JAKARTA, ULTIMAGZ.com — Sudah lama bergaung di mana-mana, namun masih sering disalahartikan. Itulah yang menggambarkan feminisme, sebuah gerakan dan ideologi perjuangan kesetaraan atau emansipasi hak bagi perempuan dalam segala aspek.
Tokoh yang menyuarakan gerakan ini disebut feminis. Dan wartawan media The Jakarta Post Evi Mariani adalah salah satu dari sekian banyak feminis yang bercerita tentang ide bahwa feminisme dapat diaplikasikan dalam pengasuhan anak.
“Saya punya anak cowok,” cerita Evi di sela panel diskusi dalam Festival Pekerja yang diselenggarakan di LBH Jakarta, Jakarta Pusat, pada Sabtu (21/04/18) lalu. “Dan saya bersama suami sepakat anak saya bakal feminis.”
Orang awam sering memandang feminisme sebagai gerakan yang dikhususkan untuk perempuan semata. Padahal, gerakan ini juga perlu dukungan dari seluruh pihak, tidak memandang jenis kelamin apa pun.
Evi pun bercerita sedikit soal ide feminisme yang ia tanamkan pada anaknya.
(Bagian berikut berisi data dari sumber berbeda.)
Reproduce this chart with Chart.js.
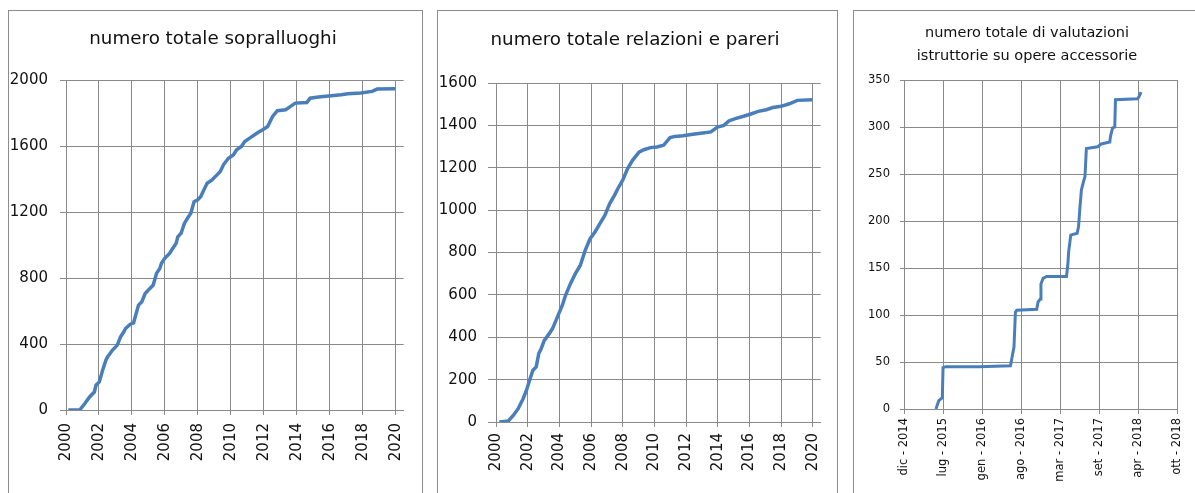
<!DOCTYPE html>
<html>
<head>
<meta charset="utf-8">
<script src="https://cdn.jsdelivr.net/npm/chart.js@4/dist/chart.umd.min.js"></script>
<style>
  body { margin: 0; background: #fff; width: 1195px; height: 493px; overflow: hidden; position: relative; }
  .box { position: absolute; border: 1px solid #8c8c8c; border-bottom: none; }
  canvas { position: absolute; }
</style>
</head>
<body>
<div class="box" style="left:8px;top:10px;width:413px;height:490px"></div>
<div class="box" style="left:437px;top:10px;width:399px;height:490px"></div>
<div class="box" style="left:853px;top:10px;width:350px;height:490px"></div>
<canvas id="c1" style="left:8px;top:10px" width="414" height="483"></canvas>
<canvas id="c2" style="left:437px;top:10px" width="400" height="483"></canvas>
<canvas id="c3" style="left:853px;top:10px" width="342" height="483"></canvas>
<script>
// numero totale sopralluoghi
const sopralluoghiAnni = [2000.14, 2000.83, 2001.13, 2001.43, 2001.72, 2001.82, 2002.02, 2002.22, 2002.42, 2002.52,
  2002.81, 2003.11, 2003.31, 2003.51, 2003.61, 2003.90, 2004.10, 2004.20, 2004.40, 2004.60, 2004.80, 2005.09,
  2005.29, 2005.49, 2005.69, 2005.79, 2005.99, 2006.28, 2006.48, 2006.68, 2006.78, 2006.98, 2007.18, 2007.37,
  2007.57, 2007.77, 2007.97, 2008.17, 2008.36, 2008.56, 2008.86, 2009.16, 2009.36, 2009.55, 2009.85, 2010.15,
  2010.35, 2010.64, 2010.84, 2011.14, 2011.44, 2011.64, 2011.93, 2012.23, 2012.53, 2012.82, 2013.32, 2013.62,
  2013.91, 2014.61, 2014.81, 2015.20, 2015.60, 2016.10, 2016.69, 2017.09, 2017.88, 2018.57, 2018.87, 2019.96];
const sopralluoghiTotale = [0, 0, 38, 79, 109, 150, 170, 241, 302, 322,
  362, 393, 443, 474, 494, 520, 528, 565, 636, 656, 706, 737,
  757, 828, 858, 889, 919, 949, 980, 1010, 1050, 1071, 1131, 1162,
  1192, 1263, 1273, 1293, 1334, 1374, 1395, 1425, 1445, 1486, 1526, 1546,
  1577, 1597, 1627, 1648, 1668, 1682, 1698, 1718, 1779, 1814, 1820, 1840,
  1860, 1864, 1890, 1896, 1900, 1905, 1911, 1917, 1921, 1931, 1945, 1947];

// numero totale relazioni e pareri
const relazioniAnni = [2000.21, 2000.78, 2001.09, 2001.40, 2001.71, 2001.92, 2002.12, 2002.33, 2002.54, 2002.70,
  2002.85, 2003.05, 2003.36, 2003.57, 2003.88, 2004.19, 2004.39, 2004.70, 2005.01, 2005.32, 2005.63, 2005.94,
  2006.25, 2006.56, 2006.87, 2007.18, 2007.48, 2007.69, 2008.00, 2008.31, 2008.62, 2009.03, 2009.34, 2009.75,
  2010.16, 2010.58, 2010.99, 2011.30, 2011.81, 2012.43, 2013.05, 2013.57, 2013.98, 2014.39, 2014.70, 2015.11,
  2015.63, 2016.14, 2016.56, 2017.07, 2017.48, 2018.00, 2018.52, 2019.03, 2019.96];
const relazioniTotale = [0, 5, 31, 63, 110, 149, 197, 244, 260, 323,
  346, 385, 417, 441, 496, 551, 598, 653, 700, 739, 810, 865,
  897, 936, 975, 1031, 1070, 1101, 1141, 1196, 1235, 1274, 1285, 1295,
  1298, 1306, 1342, 1348, 1351, 1358, 1364, 1369, 1392, 1400, 1421, 1432,
  1443, 1455, 1466, 1474, 1484, 1490, 1502, 1518, 1521];

const anniTicks = [2000, 2002, 2004, 2006, 2008, 2010, 2012, 2014, 2016, 2018, 2020];

// numero totale di valutazioni istruttorie su opere accessorie
const valutazioniData = [2015.42, 2015.46, 2015.51, 2015.52, 2015.56, 2016.03, 2016.47, 2016.49, 2016.52, 2016.54,
  2016.56, 2016.84, 2016.86, 2016.89, 2016.90, 2016.93, 2016.98, 2017.26, 2017.28, 2017.29, 2017.32, 2017.41,
  2017.43, 2017.45, 2017.47, 2017.50, 2017.52, 2017.54, 2017.70, 2017.75, 2017.87, 2017.88, 2017.91, 2017.94,
  2017.95, 2018.26, 2018.28, 2018.31];
const valutazioniTotale = [0, 9, 12, 44, 45, 45, 46, 54, 66, 103,
  105, 106, 114, 117, 133, 139, 141, 141, 155, 167, 185, 187,
  194, 215, 233, 242, 247, 277, 279, 282, 284, 290, 299, 300,
  329, 330, 332, 337];
const valutazioniTickPos = [2014.97, 2015.52, 2016.07, 2016.62, 2017.17, 2017.72, 2018.27, 2018.82];
const valutazioniTickLabels = ['dic - 2014', 'lug - 2015', 'gen - 2016', 'ago - 2016',
  'mar - 2017', 'set - 2017', 'apr - 2018', 'ott - 2018'];

const gridColor = '#8a8a8a';
const lineColor = '#4a7ebb';
const textColor = '#111';
const fontFamily = '"DejaVu Sans", Verdana, sans-serif';

// title drawn at a fixed centre, the built-in one centres on the whole box
const panelTitle = {
  id: 'panelTitle',
  afterDraw(chart, args, opts) {
    const ctx = chart.ctx;
    ctx.save();
    ctx.font = opts.size + 'px ' + fontFamily;
    ctx.fillStyle = textColor;
    ctx.textAlign = 'center';
    ctx.textBaseline = 'middle';
    opts.lines.forEach((line, i) => ctx.fillText(line, opts.x, opts.y + i * opts.gap));
    ctx.restore();
  },
};

function toPoints(xs, ys) {
  return xs.map((x, i) => ({ x: x, y: ys[i] }));
}

function makeChart(id, opt) {
  const ctx = document.getElementById(id);
  return new Chart(ctx, {
    type: 'line',
    data: {
      datasets: [{
        data: toPoints(opt.xs, opt.ys),
        borderColor: lineColor,
        borderWidth: opt.lineWidth,
        pointRadius: 0,
        tension: 0,
        fill: false,
      }],
    },
    plugins: [panelTitle],
    options: {
      responsive: false,
      animation: false,
      events: [],
      layout: { padding: { left: 0, right: opt.padRight, top: opt.padTop, bottom: 0 } },
      plugins: {
        legend: { display: false },
        tooltip: { enabled: false },
        panelTitle: { lines: opt.title, size: opt.titleSize, x: opt.titleX, y: opt.titleY, gap: opt.titleGap },
      },
      scales: {
        x: {
          type: 'linear',
          min: opt.xMin,
          max: opt.xMax,
          afterBuildTicks: (axis) => { axis.ticks = opt.xTicks.map((v) => ({ value: v })); },
          afterFit: (axis) => { axis.height = opt.xHeight; },
          grid: { color: gridColor, lineWidth: 1, tickLength: opt.xTickLen },
          border: { display: true, color: gridColor },
          ticks: {
            autoSkip: false,
            minRotation: 90,
            maxRotation: 90,
            padding: opt.xPad,
            color: textColor,
            font: { family: fontFamily, size: opt.tickSize },
            callback: opt.xLabel,
          },
        },
        y: {
          min: 0,
          max: opt.yMax,
          afterFit: (axis) => { axis.width = opt.yWidth; },
          grid: { color: gridColor, lineWidth: 1, tickLength: opt.yTickLen },
          border: { display: true, color: gridColor },
          ticks: {
            stepSize: opt.yStep,
            padding: opt.yPad,
            color: textColor,
            font: { family: fontFamily, size: opt.tickSize },
            callback: (v) => String(v),
          },
        },
      },
    },
  });
}

makeChart('c1', {
  xs: sopralluoghiAnni, ys: sopralluoghiTotale,
  title: ['numero totale sopralluoghi'], titleSize: 18.3, titleX: 205, titleY: 29, titleGap: 0,
  padTop: 70, padRight: 11,
  xMin: 2000, xMax: 2020.48, xTicks: anniTicks, xLabel: (v) => String(v),
  xHeight: 83, xTickLen: 5, xPad: 8,
  yMax: 2000, yStep: 400, yWidth: 58, yTickLen: 6, yPad: 12,
  tickSize: 15, lineWidth: 3.5,
});

makeChart('c2', {
  xs: relazioniAnni, ys: relazioniTotale,
  title: ['numero totale relazioni e pareri'], titleSize: 18.3, titleX: 198, titleY: 30.5, titleGap: 0,
  padTop: 73, padRight: 10,
  xMin: 2000, xMax: 2020.5, xTicks: anniTicks, xLabel: (v) => String(v),
  xHeight: 71, xTickLen: 5, xPad: 6,
  yMax: 1600, yStep: 200, yWidth: 59, yTickLen: 8, yPad: 11,
  tickSize: 15, lineWidth: 3.5,
});

makeChart('c3', {
  xs: valutazioniData, ys: valutazioniTotale,
  title: ['numero totale di valutazioni', 'istruttorie su opere accessorie'],
  titleSize: 14.5, titleX: 174, titleY: 23.5, titleGap: 23,
  padTop: 70, padRight: 15,
  xMin: valutazioniTickPos[0], xMax: valutazioniTickPos[valutazioniTickPos.length - 1],
  xTicks: valutazioniTickPos,
  xLabel: (v) => valutazioniTickLabels[valutazioniTickPos.indexOf(v)],
  xHeight: 84, xTickLen: 5, xPad: 4,
  yMax: 350, yStep: 50, yWidth: 51, yTickLen: 4, yPad: 10,
  tickSize: 11.5, lineWidth: 3,
});
</script>
</body>
</html>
“Anak saya main Little Pony, ya gak jadi masalah,” tuturnya. “Karena gender stereotyping yang telah dibentuk sama masyarakat itu, akan saya runtuhkan tembok-temboknya.”
Penilaian Evi, persoalan gender stereotyping yang dibentuk masyarakat telah menjadi tembok pelarangan. Contohnya, anak laki-laki hanya diperbolehkan untuk main mobil-mobilan, sebaliknya anak perempuan main boneka. Hal itu menjadi doktrin yang tertanam di segala lapisan masyarakat.
Keinginannya gigih untuk meruntuhkan tembok-tembok pelarangan semacam itu. Evi bersikap wajar dan memberolehkan anak laki-lakinya untuk main apa saja, tanpa batasan apa lagi melirik jenis kelamin.
Tembok Konsepsi Kuat Buatan Masyarakat
Berbicara masalah gender memang sangat luas. Masyarakat dan lingkungan menjadi faktor paling besar yang mempengaruhi pembentukan konsep mengenai sifat suatu golongan berdasarkan pada prasangka yang subjektif dan tidak tepat.
“Laki-laki harus jadi kepala rumah tangga. Perempuan di dapur saja.”
Kalimat itu sering kita dengar, mengingat betapa kejamnya prasangka yang dilontarkan dan pembentukan tembok-tembok buatan masyarakat saat ini.
“Pernah satu kesempatan kita jalan, pakein dia baju warna pink. Mau dilihat orang dan dikatain, ya kita berusaha gak peduli, bodo amat,” tutur Evi.
Berbicara tentang tembok stereotip, Evi mempertegas harapannya bahwa ia ingin generasi muda penerus, termasuk anaknya kelak, mampu meruntuhkan segala jenis tembok yang telah diciptakan masyarakat.
“Harapan saya (melakukan ini) juga untuk para generasi muda penerus agar dapat meruntuhkan tembok-tembok yang telah dibentuk masyarakat,” ujarnya.
Tantangan dari Masyarakat Patriarki
Semua perlakuan, baik tindakan kecil hingga besar, pasti memiliki tantangan tersendiri. Evi mengaku keinginan untuk meruntuhkan tembok stereotip menjadi hal yang terbilang sulit, dikarenakan lawannya adalah sejumlah besar masyarakat patriarki.
Patriarki sendiri adalah perilaku yang mengutamakan laki-laki daripada perempuan dalam masyarakat atau kelompok sosial tertentu. Ini adalah tsunami bagi kelompok feminis.
“Tapi memang tantangannya datang dari masyarakat yang kebanyakan patriarki,” tuturnya. “Saya pun masih mendengar soal tetangga (tanggapi) kok cowok main ini sih, dan lain-lain. Tapi, ya itu tadi, kita tidak perlu laden.”
Ide feminis ini akan dikenal baik apabila ada pengertian yang dijelaskan secara positif tanpa merendahkan pihak mana pun. Persoalan patriarki pun menjadi terangkat dengan elegan saat kembali menempatkan posisi bahwa laki-laki harus atau dituntut secara demikian.
Dengan begitu, didikan ide feminisme ini akan menghasilkan sekiranya ekspektasi bahwa anak atau generasi penerus dapat masuk sebagai kaum toleran dengan menjunjung tinggi nilai kesetaraan.